**Problem to solve:**
Restate the lines word for word, from the first line of the records through the line containing "shows the coordinate". Leave out the pictures and anything after that line.

**Data:**
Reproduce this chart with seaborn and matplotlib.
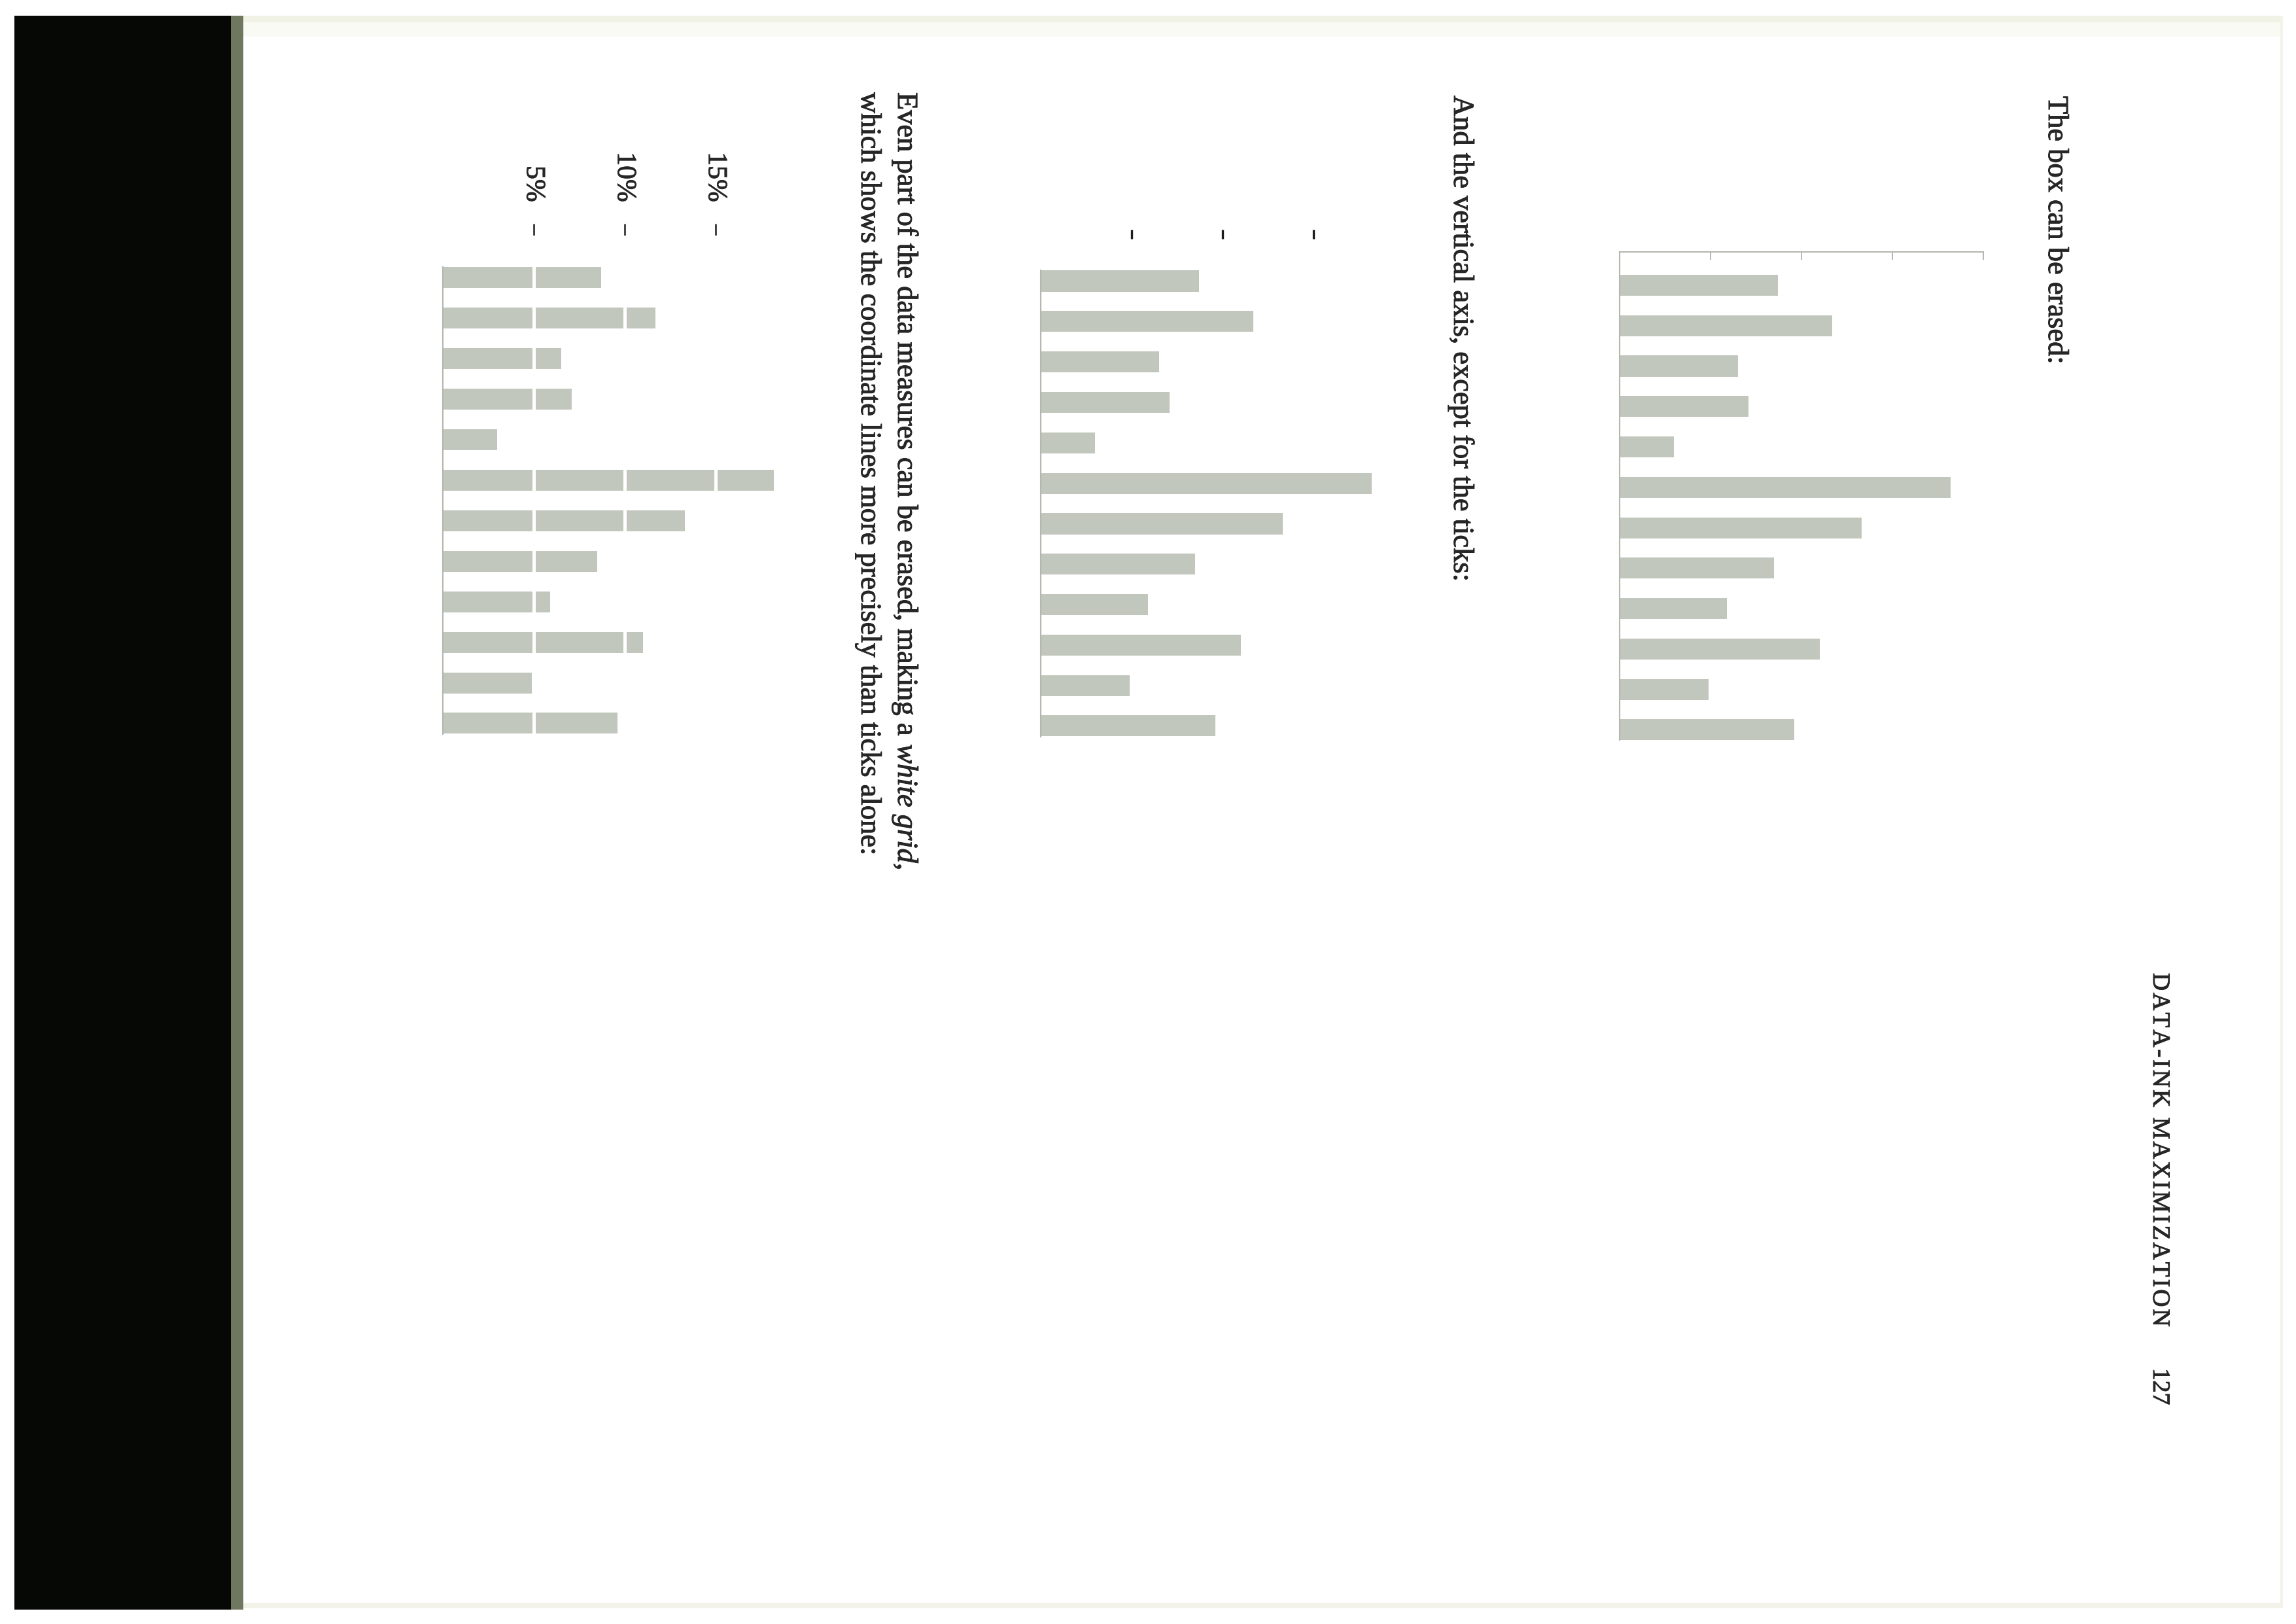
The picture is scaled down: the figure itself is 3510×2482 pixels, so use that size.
"""Scanned book page: three bar charts showing data-ink erasing steps."""

import matplotlib

matplotlib.use("Agg")

import matplotlib.patheffects as pe
import matplotlib.pyplot as plt
import seaborn as sns
from matplotlib.patches import Rectangle


# %%
# Data
BARS = [f"b{i}" for i in range(1, 13)]
VALUES = [8.7, 11.7, 6.5, 7.1, 3.0, 18.2, 13.3, 8.5, 5.9, 11.0, 4.9, 9.6]
TICKS_BOX = [0, 5, 10, 15, 20]
TICKS_FREE = [5, 10, 15]
TICK_LABELS = ["5%", "10%", "15%"]

HEADER = "DATA-INK MAXIMIZATION"
PAGE_NUMBER = "127"
LINE_BOX = "The box can be erased:"
LINE_TICKS = "And the vertical axis, except for the ticks:"
LINE_GRID_A = "Even part of the data measures can be erased, making a"
LINE_GRID_I = "white grid"
LINE_GRID_B = ","
LINE_GRID_2 = "which shows the coordinate lines more precisely than ticks alone:"

# %%
# Style
W, H, DPI = 3510, 2482, 100
BAR_COLOR = "#c2c7bd"
SPINE_COLOR = "#b3b7ae"
INK = "#262626"
SERIF = ["Liberation Serif", "DejaVu Serif"]
BODY_SIZE = 32
INK_SPREAD = [pe.withStroke(linewidth=0.7, foreground=INK)]

sns.set_style("white")
plt.rcParams["font.family"] = SERIF

fig = plt.figure(figsize=(W / DPI, H / DPI), dpi=DPI, facecolor="white")


def rect(x0, y0, x1, y1):
    """Pixel box (top-left origin) to figure fraction [l, b, w, h]."""
    return [x0 / W, 1 - y1 / H, (x1 - x0) / W, (y1 - y0) / H]


def page_patch(x0, y0, x1, y1, color):
    l, b, w, h = rect(x0, y0, x1, y1)
    fig.add_artist(
        Rectangle((l, b), w, h, transform=fig.transFigure, color=color, lw=0, zorder=0)
    )


# %%
# Scanner background and page edges
page_patch(22, 24, 355, 2460, "#050805")
page_patch(353, 24, 372, 2460, "#6f775e")
page_patch(372, 24, 3488, 34, "#f1f2e6")
page_patch(372, 34, 3488, 56, "#fafaf4")
page_patch(372, 2450, 3488, 2458, "#f2f2e8")
page_patch(3486, 24, 3490, 2458, "#f3f3ec")


def bar_axis(box, ylim):
    ax = fig.add_axes(rect(*box))
    sns.barplot(
        x=VALUES,
        y=BARS,
        orient="h",
        color=BAR_COLOR,
        saturation=1,
        width=0.52,
        linewidth=0,
        ax=ax,
    )
    ax.set_xlim(0, 20)
    ax.set_ylim(*ylim)
    ax.patch.set_visible(False)
    ax.set(xlabel="", ylabel="")
    ax.set_yticks([])
    for side in ["top", "right", "bottom", "left"]:
        ax.spines[side].set_visible(False)
    ax.spines["left"].set_visible(True)
    ax.spines["left"].set_color(SPINE_COLOR)
    ax.spines["left"].set_linewidth(1.5)
    ax.xaxis.set_ticks_position("top")
    return ax


# %%
# Chart 1: box erased, axes kept
ax1 = bar_axis((2476, 385, 3032, 1131), (11.25, -0.825))
ax1.spines["top"].set_visible(True)
ax1.spines["top"].set_color(SPINE_COLOR)
ax1.spines["top"].set_linewidth(1.5)
ax1.set_xticks(TICKS_BOX)
ax1.set_xticklabels([])
ax1.tick_params(axis="x", direction="in", length=8.5, width=1.4, color=SPINE_COLOR)

# Chart 2: only the ticks of the vertical axis
ax2 = bar_axis((1591, 351, 2147, 1125), (11.25, -1.27))
ax2.spines["left"].set_bounds(-0.26, 11.26)
ax2.set_xticks(TICKS_FREE)
ax2.set_xticklabels([])
ax2.tick_params(axis="x", direction="in", length=10, width=2.4, color="#1c1c1c")

# Chart 3: white grid through the bars
ax3 = bar_axis((677, 360, 1233, 1121), (11.25, -1.04))
ax3.spines["left"].set_bounds(-0.26, 11.26)
ax3.set_xticks(TICKS_FREE)
ax3.set_xticklabels(TICK_LABELS, rotation=-90, fontsize=30, color=INK)
for label in ax3.get_xticklabels():
    label.set_path_effects(INK_SPREAD)
ax3.tick_params(axis="x", direction="out", length=13, width=1.8, color="#1c1c1c", pad=24)
for value in TICKS_FREE:
    ax3.axvline(value, color="white", lw=3.6, zorder=5)


# %%
# Text (page is rotated, lines run top to bottom)
renderer = fig.canvas.get_renderer()


def put(x, y, text, size=BODY_SIZE, style="normal"):
    t = fig.text(
        x / W,
        1 - y / H,
        text,
        rotation=-90,
        rotation_mode="anchor",
        ha="left",
        va="baseline",
        fontsize=size,
        style=style,
        family=SERIF,
        color=INK,
        path_effects=INK_SPREAD,
    )
    return t.get_window_extent(renderer).height


def space_width(size=BODY_SIZE):
    probe = fig.text(0, 0, "x x", fontsize=size, family=SERIF)
    wide = probe.get_window_extent(renderer).width
    probe.set_text("xx")
    narrow = probe.get_window_extent(renderer).width
    probe.remove()
    return wide - narrow


put(3132, 147, LINE_BOX)
put(2223, 146, LINE_TICKS)

y = 141
y += put(1373, y, LINE_GRID_A) + space_width()
y += put(1373, y, LINE_GRID_I, style="italic")
put(1373, y, LINE_GRID_B)
put(1317, 141, LINE_GRID_2)

put(3292, 1487, "\u200a".join(HEADER), size=27)
put(3292, 2091, PAGE_NUMBER, size=27)

fig.savefig("out.png", dpi=DPI, facecolor="white")
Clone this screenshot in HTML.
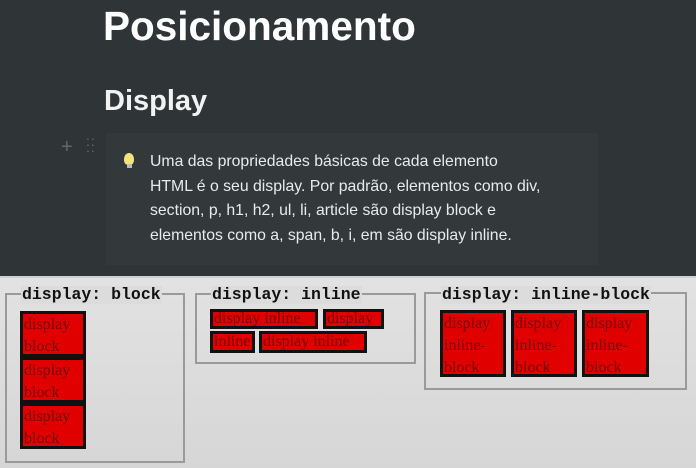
<!DOCTYPE html>
<html><head><meta charset="utf-8"><style>
*{margin:0;padding:0;box-sizing:border-box}
body{width:696px;height:468px;overflow:hidden;background:#2f3437;position:relative;font-family:"Liberation Sans",sans-serif}
.a{position:absolute;white-space:nowrap}
.h1{left:103px;top:3px;font-size:40.5px;font-weight:bold;color:#fff}
.h2{left:104px;top:85px;font-size:29px;font-weight:bold;color:#f2f2f2}
.call{left:106px;top:133px;width:492px;height:132px;background:#33383b}
.txt{left:150px;top:150px;font-size:15.8px;line-height:24.5px;color:#eaeaea}
.low{left:0;top:276px;width:696px;height:192px;background:linear-gradient(#e2e2e2,#d6d6d6);border-top:2px solid #cfcfcf}
.fs{position:absolute;border:2px solid #9a9a9a}
.lg{position:absolute;font-family:"Liberation Mono",monospace;font-weight:bold;font-size:16.5px;color:#111;background:#dcdcdc;padding:0 1px;line-height:18px}
.bx{position:absolute;background:#e00000;border:3px solid #111;font-family:"Liberation Serif",serif;font-size:16px;line-height:22px;color:#700;overflow:hidden;padding-left:1px}
</style></head><body>
<div class="a h1">Posicionamento</div>
<div class="a h2">Display</div>
<div class="a" style="left:61px;top:136px;color:#666;font-size:20px">+</div>
<div class="a" style="left:86px;top:138px;color:#666;font-size:14px;line-height:6px;letter-spacing:1px">::<br>::</div>
<div class="a call"></div>
<div class="a" style="left:124px;top:153px;width:10px;height:12px;background:#f4e27a;border-radius:50% 50% 40% 40%"></div>
<div class="a" style="left:127px;top:164px;width:5px;height:4px;background:#bbb"></div>
<div class="a txt">Uma das propriedades básicas de cada elemento<br>HTML é o seu display. Por padrão, elementos como div,<br>section, p, h1, h2, ul, li, article são display block e<br>elementos como a, span, b, i, em são display inline.</div>
<div class="a low"></div>

<div class="fs" style="left:5px;top:293px;width:180px;height:170px"></div>
<div class="lg" style="left:21px;top:286px">display: block</div>
<div class="bx" style="left:20px;top:311px;width:66px;height:46px">display<br>block</div>
<div class="bx" style="left:20px;top:357px;width:66px;height:46px">display<br>block</div>
<div class="bx" style="left:20px;top:403px;width:66px;height:46px">display<br>block</div>

<div class="fs" style="left:195px;top:293px;width:221px;height:71px"></div>
<div class="lg" style="left:211px;top:286px">display: inline</div>
<div class="bx" style="left:210px;top:309px;width:108px;height:20px;line-height:14px">display inline</div>
<div class="bx" style="left:323px;top:309px;width:61px;height:20px;line-height:14px">display</div>
<div class="bx" style="left:210px;top:331px;width:45px;height:22px;line-height:16px">inline</div>
<div class="bx" style="left:259px;top:331px;width:108px;height:22px;line-height:16px">display inline</div>

<div class="fs" style="left:424px;top:292px;width:263px;height:98px"></div>
<div class="lg" style="left:441px;top:286px">display: inline-block</div>
<div class="bx" style="left:440px;top:310px;width:66px;height:67px">display<br>inline-<br>block</div>
<div class="bx" style="left:511px;top:310px;width:66px;height:67px">display<br>inline-<br>block</div>
<div class="bx" style="left:582px;top:310px;width:67px;height:67px">display<br>inline-<br>block</div>
</body></html>
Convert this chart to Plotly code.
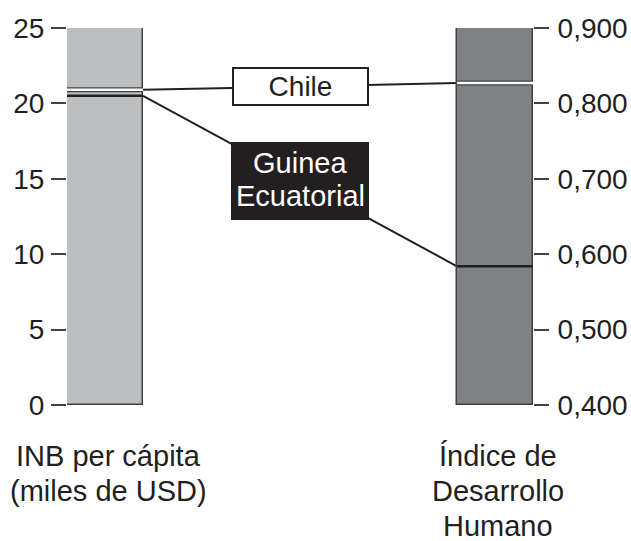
import plotly.graph_objects as go

# ---- data ----
countries = ["Chile", "Guinea Ecuatorial"]
inb = [20.9, 20.5]          # INB per cápita (miles de USD)
idh = [0.827, 0.584]        # Índice de Desarrollo Humano
left_range = [0, 25]
right_range = [0.4, 0.9]
left_ticks = [0, 5, 10, 15, 20, 25]
right_ticks = [0.4, 0.5, 0.6, 0.7, 0.8, 0.9]
left_label_lines = ["INB per cápita", "(miles de USD)"]
right_label_lines = ["Índice de", "Desarrollo", "Humano"]
guinea_lines = ["Guinea", "Ecuatorial"]

DARK = "#231f20"
FONT = "Liberation Sans, Arial, sans-serif"
w = 0.195  # bar width (x units)


def to_left(v):
    return (v - right_range[0]) / (right_range[1] - right_range[0]) * (left_range[1] - left_range[0]) + left_range[0]


fig = go.Figure()

# bars
fig.add_trace(go.Bar(x=[0], y=[left_range[1] - left_range[0]], base=[left_range[0]], width=w,
                     marker=dict(color="#bcbec0", line=dict(color="#414042", width=1.5)),
                     yaxis="y", hoverinfo="skip"))
fig.add_trace(go.Bar(x=[1], y=[right_range[1] - right_range[0]], base=[right_range[0]], width=w,
                     marker=dict(color="#808184", line=dict(color="#414042", width=1.5)),
                     yaxis="y2", hoverinfo="skip"))

# connecting lines
for i in range(len(countries)):
    fig.add_trace(go.Scatter(x=[w / 2, 1 - w / 2], y=[inb[i], to_left(idh[i])], mode="lines",
                             line=dict(color=DARK, width=2), yaxis="y", hoverinfo="skip"))

# marks inside bars: Chile (white with dark edges)
fig.add_trace(go.Scatter(x=[-w / 2, w / 2], y=[inb[0]] * 2, mode="lines",
                         line=dict(color="#414042", width=5), yaxis="y", hoverinfo="skip"))
fig.add_trace(go.Scatter(x=[-w / 2, w / 2], y=[inb[0]] * 2, mode="lines",
                         line=dict(color="white", width=2.5), yaxis="y", hoverinfo="skip"))
fig.add_trace(go.Scatter(x=[1 - w / 2, 1 + w / 2], y=[idh[0]] * 2, mode="lines",
                         line=dict(color="#414042", width=5), yaxis="y2", hoverinfo="skip"))
fig.add_trace(go.Scatter(x=[1 - w / 2, 1 + w / 2], y=[idh[0]] * 2, mode="lines",
                         line=dict(color="white", width=2.5), yaxis="y2", hoverinfo="skip"))
# Guinea Ecuatorial (dark)
fig.add_trace(go.Scatter(x=[-w / 2, w / 2], y=[inb[1]] * 2, mode="lines",
                         line=dict(color=DARK, width=2.5), yaxis="y", hoverinfo="skip"))
fig.add_trace(go.Scatter(x=[1 - w / 2, 1 + w / 2], y=[idh[1]] * 2, mode="lines",
                         line=dict(color=DARK, width=2.5), yaxis="y2", hoverinfo="skip"))

# labels on the lines
fig.add_annotation(x=0.5, y=(inb[0] + to_left(idh[0])) / 2, xref="x", yref="y", text=countries[0],
                   showarrow=False, bgcolor="white", bordercolor=DARK, borderwidth=2, borderpad=0,
                   width=133, height=35, font=dict(family=FONT, size=28, color=DARK))
gy = (inb[1] + to_left(idh[1])) / 2
fig.add_annotation(x=0.5, y=gy, xref="x", yref="y", text=" ",
                   showarrow=False, bgcolor=DARK, bordercolor=DARK, borderwidth=0, borderpad=0,
                   width=138, height=78, font=dict(family=FONT, size=28, color="white"))
for line_text, shift in zip(guinea_lines, [18, -15]):
    fig.add_annotation(x=0.5, y=gy, xref="x", yref="y", text=line_text, yshift=shift,
                       showarrow=False, font=dict(family=FONT, size=29, color="white"))

# axis titles below bars (one annotation per line)
PLOT_TOP, PLOT_BOTTOM = 28, 405
def paper_y(px):
    return (PLOT_BOTTOM - px) / (PLOT_BOTTOM - PLOT_TOP)

for lines, xpos, top in [(left_label_lines, 0.009, 438), (right_label_lines, 1.008, 438)]:
    for k, line_text in enumerate(lines):
        fig.add_annotation(x=xpos, y=paper_y(top + 35 * k), xref="x", yref="paper", text=line_text,
                           showarrow=False, yanchor="top", xanchor="center",
                           font=dict(family=FONT, size=29, color=DARK))

fig.update_layout(
    width=631, height=541,
    margin=dict(l=67, r=98, t=28, b=136, autoexpand=False),
    paper_bgcolor="white", plot_bgcolor="white",
    showlegend=False, separators=",.",
    bargap=0,
    font=dict(family=FONT, size=28, color=DARK),
    xaxis=dict(range=[-w / 2, 1 + w / 2], showticklabels=False, showgrid=False, zeroline=False,
               showline=False, ticks="", automargin=False),
    yaxis=dict(range=left_range, tickvals=left_ticks, ticks="outside", ticklen=15, tickwidth=1.5,
               tickcolor="#414042", showgrid=False, zeroline=False, showline=False, automargin=False,
               ticklabelstandoff=1, tickfont=dict(family=FONT, size=28, color=DARK)),
    yaxis2=dict(range=right_range, tickvals=right_ticks, tickformat=".3f", overlaying="y", side="right",
                ticks="outside", ticklen=15, tickwidth=1.5, tickcolor="#414042", showgrid=False,
                zeroline=False, showline=False, automargin=False, ticklabelstandoff=3,
                tickfont=dict(family=FONT, size=28, color=DARK)),
)

fig.write_html("out.html", config={"displayModeBar": False},
               post_script="document.body.style.margin='0';document.body.style.overflow='hidden';")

**Full solution:**
Reproduce this chart with seaborn and matplotlib.
The picture is scaled down: the figure itself is 3510×2482 pixels, so use that size.
"""Scanned book page: three bar charts showing data-ink erasing steps."""

import matplotlib

matplotlib.use("Agg")

import matplotlib.patheffects as pe
import matplotlib.pyplot as plt
import seaborn as sns
from matplotlib.patches import Rectangle


# %%
# Data
BARS = [f"b{i}" for i in range(1, 13)]
VALUES = [8.7, 11.7, 6.5, 7.1, 3.0, 18.2, 13.3, 8.5, 5.9, 11.0, 4.9, 9.6]
TICKS_BOX = [0, 5, 10, 15, 20]
TICKS_FREE = [5, 10, 15]
TICK_LABELS = ["5%", "10%", "15%"]

HEADER = "DATA-INK MAXIMIZATION"
PAGE_NUMBER = "127"
LINE_BOX = "The box can be erased:"
LINE_TICKS = "And the vertical axis, except for the ticks:"
LINE_GRID_A = "Even part of the data measures can be erased, making a"
LINE_GRID_I = "white grid"
LINE_GRID_B = ","
LINE_GRID_2 = "which shows the coordinate lines more precisely than ticks alone:"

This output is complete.